§ **What the task requires**: Nothing beyond the line containing "400, 450, 500];" is to be printed; print exactly each line from the start of the records below through that line, leaving out pictures.

§ **Extracted information**:
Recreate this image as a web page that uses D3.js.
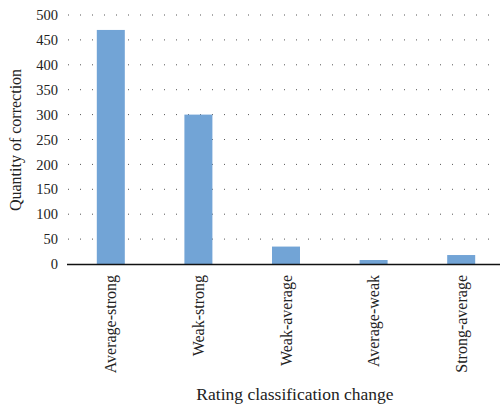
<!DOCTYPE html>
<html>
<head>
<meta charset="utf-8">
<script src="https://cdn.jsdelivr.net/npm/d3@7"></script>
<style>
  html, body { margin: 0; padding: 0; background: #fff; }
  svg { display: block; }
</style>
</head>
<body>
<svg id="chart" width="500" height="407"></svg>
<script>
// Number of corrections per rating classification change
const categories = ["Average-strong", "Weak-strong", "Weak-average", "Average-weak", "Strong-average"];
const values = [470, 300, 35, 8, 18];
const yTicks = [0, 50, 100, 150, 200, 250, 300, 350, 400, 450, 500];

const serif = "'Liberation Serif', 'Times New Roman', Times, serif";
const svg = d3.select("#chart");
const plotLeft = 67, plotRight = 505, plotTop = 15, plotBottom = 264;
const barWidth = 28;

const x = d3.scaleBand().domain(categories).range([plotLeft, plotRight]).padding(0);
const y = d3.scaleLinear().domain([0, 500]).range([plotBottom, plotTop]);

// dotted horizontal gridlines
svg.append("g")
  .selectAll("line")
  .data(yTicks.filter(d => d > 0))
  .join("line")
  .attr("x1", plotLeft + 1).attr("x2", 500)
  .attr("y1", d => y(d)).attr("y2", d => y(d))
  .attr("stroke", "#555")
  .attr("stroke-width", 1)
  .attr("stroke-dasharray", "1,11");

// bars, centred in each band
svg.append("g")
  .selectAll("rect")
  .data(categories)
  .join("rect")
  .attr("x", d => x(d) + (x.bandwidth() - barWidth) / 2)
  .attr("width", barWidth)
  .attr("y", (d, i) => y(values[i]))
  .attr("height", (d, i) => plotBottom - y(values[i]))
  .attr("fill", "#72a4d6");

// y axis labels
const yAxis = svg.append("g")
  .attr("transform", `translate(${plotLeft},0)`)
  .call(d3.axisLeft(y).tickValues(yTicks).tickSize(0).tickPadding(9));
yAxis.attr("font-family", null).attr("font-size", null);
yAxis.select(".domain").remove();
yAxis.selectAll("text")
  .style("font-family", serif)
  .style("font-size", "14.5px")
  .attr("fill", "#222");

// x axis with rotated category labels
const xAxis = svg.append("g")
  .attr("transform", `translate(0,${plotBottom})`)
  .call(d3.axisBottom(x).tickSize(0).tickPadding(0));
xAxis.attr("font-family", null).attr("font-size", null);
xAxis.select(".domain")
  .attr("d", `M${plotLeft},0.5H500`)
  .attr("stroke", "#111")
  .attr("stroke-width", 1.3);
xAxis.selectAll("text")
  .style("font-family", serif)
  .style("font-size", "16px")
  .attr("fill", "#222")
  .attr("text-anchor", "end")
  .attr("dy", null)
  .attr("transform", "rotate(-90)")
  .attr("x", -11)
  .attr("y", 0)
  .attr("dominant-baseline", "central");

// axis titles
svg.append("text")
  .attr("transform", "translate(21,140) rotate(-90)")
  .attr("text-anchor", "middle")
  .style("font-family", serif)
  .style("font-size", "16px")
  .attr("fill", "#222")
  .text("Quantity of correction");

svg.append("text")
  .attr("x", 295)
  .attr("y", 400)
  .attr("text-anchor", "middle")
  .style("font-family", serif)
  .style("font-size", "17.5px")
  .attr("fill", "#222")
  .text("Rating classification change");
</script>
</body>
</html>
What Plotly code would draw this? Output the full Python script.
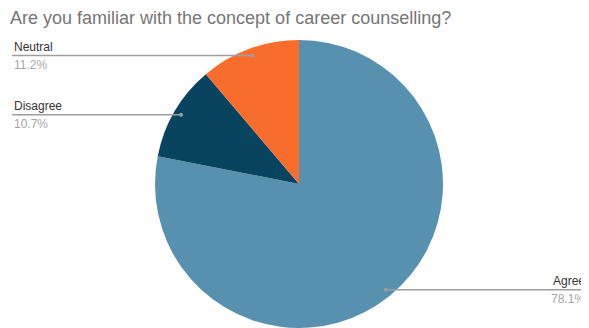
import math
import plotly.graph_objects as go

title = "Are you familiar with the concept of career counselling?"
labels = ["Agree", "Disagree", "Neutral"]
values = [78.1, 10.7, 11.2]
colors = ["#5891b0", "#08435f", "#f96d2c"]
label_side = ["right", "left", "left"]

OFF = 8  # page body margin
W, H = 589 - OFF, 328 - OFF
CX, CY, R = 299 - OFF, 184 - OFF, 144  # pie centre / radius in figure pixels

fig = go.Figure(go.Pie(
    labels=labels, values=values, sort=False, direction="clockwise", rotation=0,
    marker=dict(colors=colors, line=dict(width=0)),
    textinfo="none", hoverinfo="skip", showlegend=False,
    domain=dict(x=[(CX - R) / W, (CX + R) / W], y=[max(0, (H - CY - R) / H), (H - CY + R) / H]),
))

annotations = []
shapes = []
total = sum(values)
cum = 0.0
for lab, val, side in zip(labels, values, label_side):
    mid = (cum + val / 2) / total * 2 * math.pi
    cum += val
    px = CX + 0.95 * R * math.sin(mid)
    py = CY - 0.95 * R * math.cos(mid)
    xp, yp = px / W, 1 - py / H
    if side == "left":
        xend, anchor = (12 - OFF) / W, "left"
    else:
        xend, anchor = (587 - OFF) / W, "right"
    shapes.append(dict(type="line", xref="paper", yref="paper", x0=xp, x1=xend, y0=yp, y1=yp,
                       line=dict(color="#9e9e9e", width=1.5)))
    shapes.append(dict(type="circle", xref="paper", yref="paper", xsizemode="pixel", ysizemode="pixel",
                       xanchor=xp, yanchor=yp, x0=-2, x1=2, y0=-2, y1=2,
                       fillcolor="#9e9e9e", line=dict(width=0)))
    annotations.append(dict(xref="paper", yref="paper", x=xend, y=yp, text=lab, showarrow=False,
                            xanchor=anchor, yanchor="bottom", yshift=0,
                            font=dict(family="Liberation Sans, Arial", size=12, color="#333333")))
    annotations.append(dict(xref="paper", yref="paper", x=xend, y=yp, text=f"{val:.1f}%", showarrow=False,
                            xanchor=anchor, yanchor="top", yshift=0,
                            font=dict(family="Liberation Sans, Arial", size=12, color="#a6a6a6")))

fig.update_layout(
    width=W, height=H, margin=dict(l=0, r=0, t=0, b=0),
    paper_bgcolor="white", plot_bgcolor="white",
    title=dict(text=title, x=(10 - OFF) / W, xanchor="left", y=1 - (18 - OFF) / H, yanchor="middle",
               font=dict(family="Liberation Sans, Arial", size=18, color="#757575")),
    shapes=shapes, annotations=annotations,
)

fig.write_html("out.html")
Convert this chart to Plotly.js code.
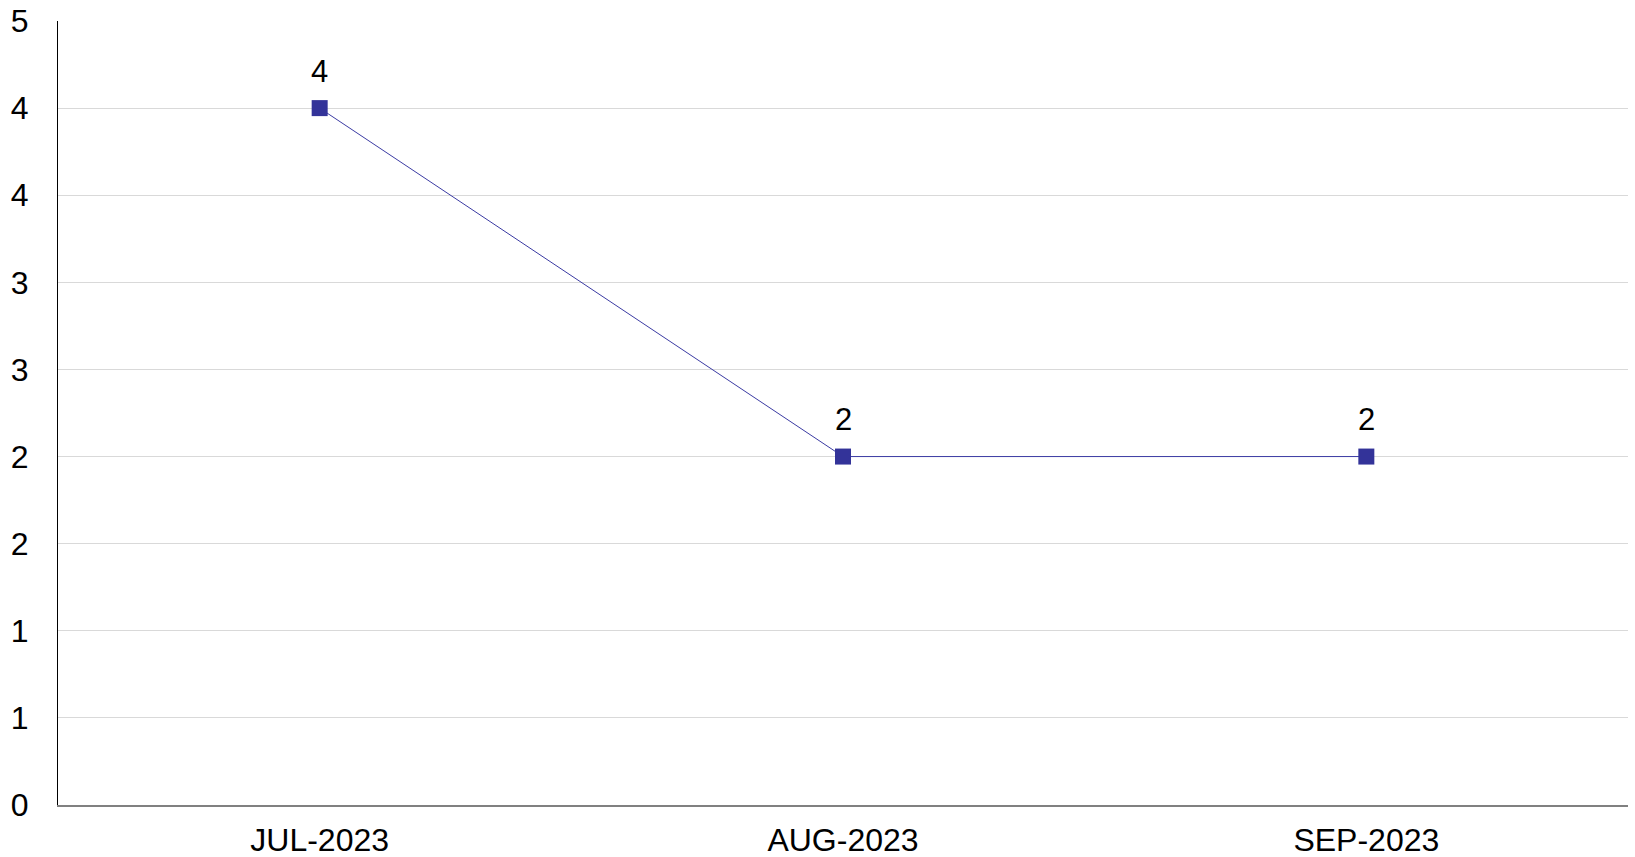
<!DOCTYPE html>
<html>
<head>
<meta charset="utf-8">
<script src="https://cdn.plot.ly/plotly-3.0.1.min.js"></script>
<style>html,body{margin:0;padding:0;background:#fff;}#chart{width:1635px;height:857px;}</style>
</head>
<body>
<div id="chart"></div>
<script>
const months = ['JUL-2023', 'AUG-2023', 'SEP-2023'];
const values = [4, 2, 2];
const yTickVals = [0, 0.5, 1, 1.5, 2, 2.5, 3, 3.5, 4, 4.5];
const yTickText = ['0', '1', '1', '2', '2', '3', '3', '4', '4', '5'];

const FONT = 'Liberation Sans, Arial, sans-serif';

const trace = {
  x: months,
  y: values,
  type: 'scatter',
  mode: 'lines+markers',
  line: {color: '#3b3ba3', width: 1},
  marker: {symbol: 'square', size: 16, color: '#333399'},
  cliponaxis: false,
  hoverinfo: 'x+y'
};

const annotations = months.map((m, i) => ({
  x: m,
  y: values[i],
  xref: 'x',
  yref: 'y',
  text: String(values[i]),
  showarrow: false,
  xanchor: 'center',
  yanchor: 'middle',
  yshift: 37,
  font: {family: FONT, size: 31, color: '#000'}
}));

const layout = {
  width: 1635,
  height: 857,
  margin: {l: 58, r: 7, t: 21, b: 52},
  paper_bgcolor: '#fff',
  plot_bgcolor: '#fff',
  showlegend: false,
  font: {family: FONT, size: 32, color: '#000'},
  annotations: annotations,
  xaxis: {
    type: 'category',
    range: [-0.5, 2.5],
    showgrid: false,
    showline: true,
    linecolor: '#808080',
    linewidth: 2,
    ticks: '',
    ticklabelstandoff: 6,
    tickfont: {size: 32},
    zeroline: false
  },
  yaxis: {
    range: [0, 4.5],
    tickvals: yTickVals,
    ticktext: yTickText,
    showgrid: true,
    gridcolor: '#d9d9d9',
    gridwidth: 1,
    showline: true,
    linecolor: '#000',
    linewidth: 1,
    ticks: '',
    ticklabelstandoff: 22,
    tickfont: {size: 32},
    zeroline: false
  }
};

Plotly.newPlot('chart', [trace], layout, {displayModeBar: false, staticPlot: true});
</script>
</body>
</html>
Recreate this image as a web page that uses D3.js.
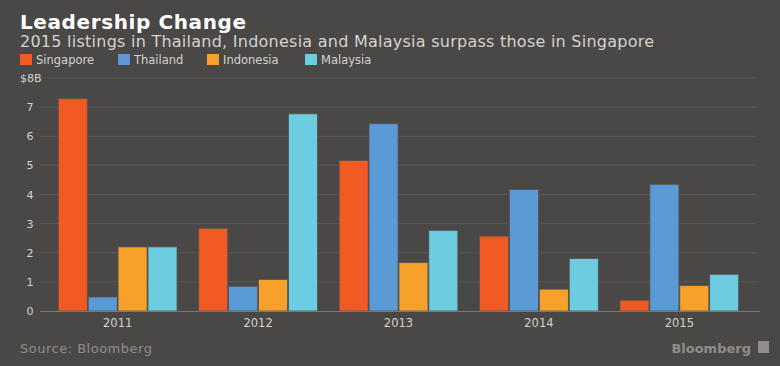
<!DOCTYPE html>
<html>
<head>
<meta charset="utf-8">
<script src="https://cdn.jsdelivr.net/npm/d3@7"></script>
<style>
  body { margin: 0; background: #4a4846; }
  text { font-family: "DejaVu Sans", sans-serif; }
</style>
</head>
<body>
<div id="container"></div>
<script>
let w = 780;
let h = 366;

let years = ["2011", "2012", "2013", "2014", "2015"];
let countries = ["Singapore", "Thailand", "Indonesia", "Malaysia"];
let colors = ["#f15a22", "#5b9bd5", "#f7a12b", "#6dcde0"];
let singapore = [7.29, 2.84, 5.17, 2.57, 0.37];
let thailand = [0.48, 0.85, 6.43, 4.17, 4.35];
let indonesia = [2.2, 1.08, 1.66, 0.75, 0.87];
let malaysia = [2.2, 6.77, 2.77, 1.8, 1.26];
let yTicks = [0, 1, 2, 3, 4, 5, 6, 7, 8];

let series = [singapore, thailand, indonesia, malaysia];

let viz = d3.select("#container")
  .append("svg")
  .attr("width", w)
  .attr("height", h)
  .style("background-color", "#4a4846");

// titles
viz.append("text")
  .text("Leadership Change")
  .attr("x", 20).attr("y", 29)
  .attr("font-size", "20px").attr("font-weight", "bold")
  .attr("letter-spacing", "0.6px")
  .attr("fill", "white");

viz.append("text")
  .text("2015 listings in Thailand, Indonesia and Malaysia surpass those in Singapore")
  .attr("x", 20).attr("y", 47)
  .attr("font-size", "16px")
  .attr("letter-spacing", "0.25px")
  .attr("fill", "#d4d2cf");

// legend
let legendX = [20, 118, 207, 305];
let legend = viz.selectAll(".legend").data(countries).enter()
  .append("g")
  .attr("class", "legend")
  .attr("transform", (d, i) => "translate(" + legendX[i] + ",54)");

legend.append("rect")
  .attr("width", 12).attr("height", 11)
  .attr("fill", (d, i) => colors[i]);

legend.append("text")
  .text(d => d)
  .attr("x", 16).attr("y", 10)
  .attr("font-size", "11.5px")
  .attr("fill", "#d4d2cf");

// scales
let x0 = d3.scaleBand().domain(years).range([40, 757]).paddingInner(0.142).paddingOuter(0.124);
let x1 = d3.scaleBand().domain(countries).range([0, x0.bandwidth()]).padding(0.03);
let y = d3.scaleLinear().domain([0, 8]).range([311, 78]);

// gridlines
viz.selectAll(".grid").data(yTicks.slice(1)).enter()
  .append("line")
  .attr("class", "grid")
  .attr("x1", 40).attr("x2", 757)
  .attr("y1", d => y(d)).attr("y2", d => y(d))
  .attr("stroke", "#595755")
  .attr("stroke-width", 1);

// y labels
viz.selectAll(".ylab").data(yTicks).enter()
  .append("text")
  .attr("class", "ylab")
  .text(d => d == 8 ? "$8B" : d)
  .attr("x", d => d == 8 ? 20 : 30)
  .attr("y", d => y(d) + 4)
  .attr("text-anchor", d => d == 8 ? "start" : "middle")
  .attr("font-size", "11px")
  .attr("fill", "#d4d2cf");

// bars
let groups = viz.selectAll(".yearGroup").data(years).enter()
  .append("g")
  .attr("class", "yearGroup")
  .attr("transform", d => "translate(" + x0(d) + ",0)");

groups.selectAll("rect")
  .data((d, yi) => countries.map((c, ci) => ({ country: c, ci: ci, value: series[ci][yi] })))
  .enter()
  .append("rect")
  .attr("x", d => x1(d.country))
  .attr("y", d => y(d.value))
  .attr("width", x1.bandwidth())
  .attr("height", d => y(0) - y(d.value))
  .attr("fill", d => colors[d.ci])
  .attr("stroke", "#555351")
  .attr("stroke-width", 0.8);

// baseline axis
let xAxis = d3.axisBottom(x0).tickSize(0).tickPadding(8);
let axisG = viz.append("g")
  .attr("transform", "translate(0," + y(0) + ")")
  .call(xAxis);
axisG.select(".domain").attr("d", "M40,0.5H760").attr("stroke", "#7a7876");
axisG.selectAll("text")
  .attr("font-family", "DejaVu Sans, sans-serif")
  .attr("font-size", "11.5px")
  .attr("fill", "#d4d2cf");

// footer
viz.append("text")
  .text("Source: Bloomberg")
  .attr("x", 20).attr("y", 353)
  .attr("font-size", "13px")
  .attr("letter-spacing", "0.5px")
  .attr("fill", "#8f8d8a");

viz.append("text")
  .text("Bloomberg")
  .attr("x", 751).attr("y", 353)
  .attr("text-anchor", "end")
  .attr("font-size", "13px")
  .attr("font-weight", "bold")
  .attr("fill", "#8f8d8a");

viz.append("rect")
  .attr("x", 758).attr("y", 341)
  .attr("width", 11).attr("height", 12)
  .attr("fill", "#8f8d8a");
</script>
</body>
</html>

§ **Output of the exercise**:
Recreate this image as a web page that uses D3.js.
<!DOCTYPE html>
<html>
<head>
<meta charset="utf-8">
<script src="https://cdn.jsdelivr.net/npm/d3@7"></script>
<style>
  html, body { margin: 0; padding: 0; background: #fff; }
  svg { display: block; }
</style>
</head>
<body>
<svg id="chart" width="500" height="407"></svg>
<script>
// Number of corrections per rating classification change
const categories = ["Average-strong", "Weak-strong", "Weak-average", "Average-weak", "Strong-average"];
const values = [470, 300, 35, 8, 18];
const yTicks = [0, 50, 100, 150, 200, 250, 300, 350, 400, 450, 500];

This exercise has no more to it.